Commercial landlords and asset managers particularly need to consider the cost of not addressing the urgent need for retrofitting in line with these goals, with the typically larger size of commercial premises naturally needing more heating and cooling, which accounts for the bulk of a building’s carbon footprint once operational.
Air-source heat pumps should be a primary tool for property owners to address carbon emissions. Although the new heat pumps subsidy is only for homeowners, commercial property owners and asset managers will need to consider the carbon savings and reputational advantage that come with enhanced sustainability, as well as EPC benefits.
While new-builds are often favoured, we may see more existing buildings being taken back to their concrete core or frames in order to repurpose as much of the structure as possible.

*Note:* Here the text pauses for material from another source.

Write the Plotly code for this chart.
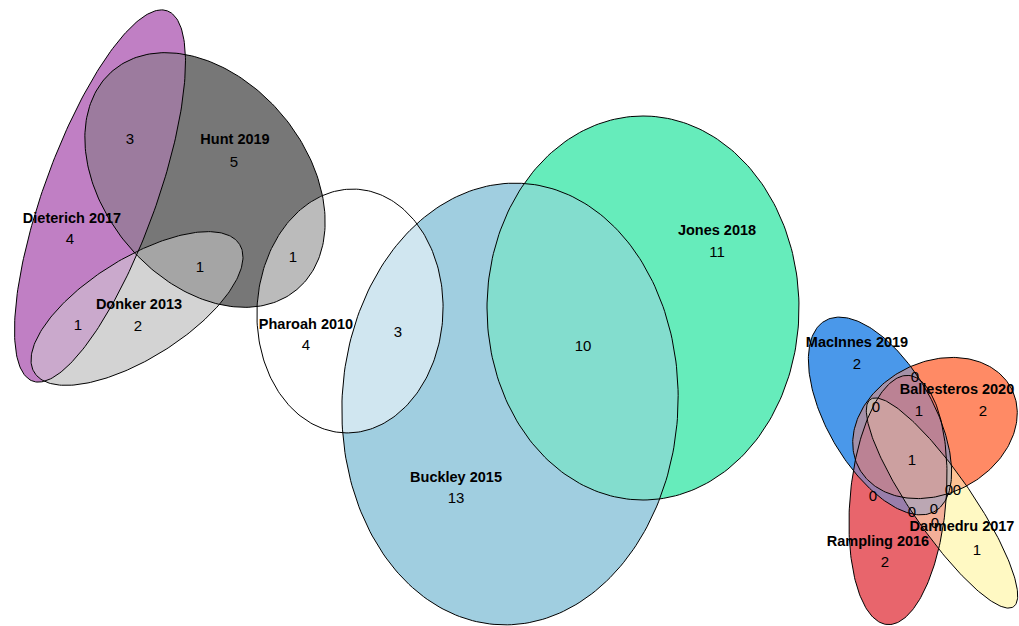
import numpy as np
import plotly.graph_objects as go

# ---- Euler diagram data (ellipse fits, pixel space) ----
set_names = ["Dieterich 2017", "Hunt 2019", "Donker 2013", "Pharoah 2010", "Buckley 2015",
             "Jones 2018", "MacInnes 2019", "Ballesteros 2020", "Rampling 2016", "Darmedru 2017"]
set_colors = ["#C07FC4", "#777777", "#D3D3D3", "#FFFFFF", "#A0CEE0",
              "#66ECBB", "#4A98EA", "#FF8A65", "#E8656C", "#FFF9C3"]
ell_h = [100, 205, 137, 350, 510, 643, 880, 935, 898, 942]
ell_k = [196, 180, 308.5, 311, 404, 308, 416, 428, 500, 503]
ell_a = [197, 143, 121, 122, 221, 192, 110, 86, 125, 126]
ell_b = [56, 101, 50, 93, 168, 156, 53, 66, 48, 30]
ell_phi = [70, -50, 32, 87, 87, 90, -60, 27, 85, -55.4]

label_x = [72, 235, 139, 306, 456, 717, 857, 957, 878, 962]
label_y = [219, 140, 305, 325, 478, 231, 343, 390, 542, 527]

qty_text = ["4", "5", "2", "4", "13", "11", "2", "2", "2", "1",
            "3", "1", "1", "1", "3", "10", "1", "1",
            "0", "0", "0", "0", "0", "0", "0", "0"]
qty_x = [70, 234, 138, 306, 456, 717, 857, 983, 885, 977,
         130, 200, 78, 293, 398, 583, 919, 912,
         915, 876, 873, 912, 934, 949, 957, 935]
qty_y = [240, 163, 327, 346, 499, 253, 365, 412, 563, 551,
         140, 268, 326, 258, 333, 347, 412, 461,
         378, 408, 497, 513, 510, 491, 491, 524]


def ellipse_poly(h, k, a, b, phi, n=240):
    t = np.linspace(0, 2 * np.pi, n, endpoint=False)
    p = np.deg2rad(phi)
    x = h + a * np.cos(t) * np.cos(p) - b * np.sin(t) * np.sin(p)
    yu = a * np.cos(t) * np.sin(p) + b * np.sin(t) * np.cos(p)
    return np.column_stack([x, k - yu])


def area(poly):
    if len(poly) < 3:
        return 0.0
    x, y = poly[:, 0], poly[:, 1]
    return 0.5 * (np.dot(x, np.roll(y, -1)) - np.dot(y, np.roll(x, -1)))


def clip(subject, clipper):
    orient = np.sign(area(clipper))
    out = subject
    n = len(clipper)
    for i in range(n):
        if len(out) == 0:
            break
        c1 = clipper[i]
        c2 = clipper[(i + 1) % n]
        e = c2 - c1
        d = orient * (e[0] * (out[:, 1] - c1[1]) - e[1] * (out[:, 0] - c1[0]))
        ins = d >= 0
        if ins.all():
            continue
        if not ins.any():
            return np.empty((0, 2))
        res = []
        m = len(out)
        for j in range(m):
            cur, prv = out[j], out[j - 1]
            dc, dp = d[j], d[j - 1]
            if dc >= 0:
                if dp < 0:
                    tt = dp / (dp - dc)
                    res.append(prv + tt * (cur - prv))
                res.append(cur)
            elif dp >= 0:
                tt = dp / (dp - dc)
                res.append(prv + tt * (cur - prv))
        out = np.array(res) if res else np.empty((0, 2))
    return out


def hex2rgb(c):
    c = c.lstrip("#")
    return np.array([int(c[i:i + 2], 16) for i in (0, 2, 4)], dtype=float)


polys = [ellipse_poly(ell_h[i], ell_k[i], ell_a[i], ell_b[i], ell_phi[i]) for i in range(len(set_names))]
rgbs = [hex2rgb(c) for c in set_colors]
nset = len(polys)

# overlap graph
overlap = np.zeros((nset, nset), bool)
for i in range(nset):
    for j in range(i + 1, nset):
        inter = clip(polys[i], polys[j])
        if abs(area(inter)) > 0.5:
            overlap[i, j] = overlap[j, i] = True

levels = [{(i,): polys[i] for i in range(nset)}]
while True:
    nxt = {}
    for S, poly in levels[-1].items():
        for j in range(S[-1] + 1, nset):
            if all(overlap[s, j] for s in S):
                inter = clip(poly, polys[j])
                if abs(area(inter)) > 0.5:
                    nxt[S + (j,)] = inter
    if not nxt:
        break
    levels.append(nxt)

fig = go.Figure()
for lev in levels:
    for S, poly in lev.items():
        col = np.mean([rgbs[s] for s in S], axis=0)
        fc = "rgb(%d,%d,%d)" % tuple(np.round(col).astype(int))
        xs = list(poly[:, 0]) + [poly[0, 0]]
        ys = list(poly[:, 1]) + [poly[0, 1]]
        fig.add_trace(go.Scatter(x=xs, y=ys, mode="lines", fill="toself", fillcolor=fc,
                                 line=dict(width=0, color=fc), hoverinfo="skip", showlegend=False))

for i, poly in enumerate(polys):
    xs = list(poly[:, 0]) + [poly[0, 0]]
    ys = list(poly[:, 1]) + [poly[0, 1]]
    fig.add_trace(go.Scatter(x=xs, y=ys, mode="lines", line=dict(color="black", width=1),
                             hoverinfo="skip", showlegend=False, name=set_names[i]))

font_family = "Liberation Sans Narrow, Arial Narrow, Liberation Sans, Arial, sans-serif"
fig.add_trace(go.Scatter(x=label_x, y=label_y, mode="text",
                         text=["<b>%s</b>" % s for s in set_names],
                         textfont=dict(family=font_family, size=14.5, color="black"),
                         hoverinfo="skip", showlegend=False))
fig.add_trace(go.Scatter(x=qty_x, y=qty_y, mode="text", text=qty_text,
                         textfont=dict(family=font_family, size=15, color="black"),
                         hoverinfo="skip", showlegend=False))

fig.update_xaxes(range=[0, 1019], visible=False, showgrid=False, zeroline=False)
fig.update_yaxes(range=[626, 0], visible=False, showgrid=False, zeroline=False)
fig.update_layout(width=1019, height=626, margin=dict(l=0, r=0, t=0, b=0),
                  paper_bgcolor="white", plot_bgcolor="white")
fig.write_html("out.html")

While not always possible, there are significant energy and carbon emission savings in terms of less concrete use, reduced construction waste and also programme savings.
In the future, it may be that new buildings are designed to better allow for this from the outset so they can be reclad, or the frame and core reused more easily.
Environmentalists often talk about the cost of climate inaction, particularly on a national or global scale, but there is significant capital outlay associated with environmental improvements that cannot be overlooked.
If the long-term operational savings associated with those installation costs were more clearly expressed from the outset, then the financial costs of retrofitting to net zero may be more palatable.